The widow's mistaken offering?
The passage (Mark 12:41–44) about the poor widow who put “everything she had” in the temple treasury was among the lectionary readings a few weeks ago, and it’s a frequent text for stewardship sermons. The example of the widow’s generosity seems clear enough, and it’s part of the church’s standard repertoire about sacrificial giving.
But Fergus Kerr suggests that the story is about not generosity but exploitation.
Kerr, a Dominican theologian and author of the influential book Theology after Wittgenstein, edits the New Blackfriars theology journal. He often contributes a lead essay, a short piece titled simply “Comment.” These brief essays are invariably delightful theological excursions, often occasioned by the passing of a fellow Dominican, the anniversary of a major philosopher, or something else that crossed his scholarly mind.

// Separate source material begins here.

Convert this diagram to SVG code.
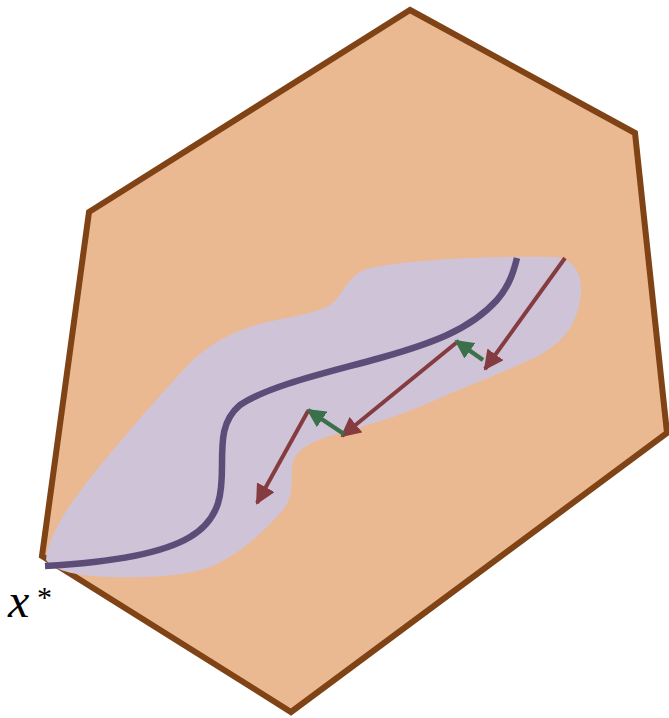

In his latest comment (in the November 2012 issue), Kerr observes that the incident with the widow occurs during Jesus’ visit to the temple. Just prior to the passage is Jesus’ warning that the scribes of the temple “devour widow’s houses”; just after it is Jesus’ prediction that the stones of the temple will be overturned. From the literary context, Kerr says, it appears that the widow is impoverishing herself to contribute to an institution that is corrupt and doomed.
“Rather than commending the poor widow for giving her all to the temple,” writes Kerr,
Wasn't Jesus like an Old Testament prophet raging against religious institutions that were so pervasively unjust that, instead of protecting the most vulnerable, like the widow, they could mystify them into supporting the very system that exploited them?
I’ve read lots of commentaries and heard many sermons on this passage, but I’ve never heard the widow’s story put in this context.
There’s a stewardship message in this reading too, but not the usual one. It might ask: What doomed and exploitative institutions—or movements or ideas—are we being duped into supporting?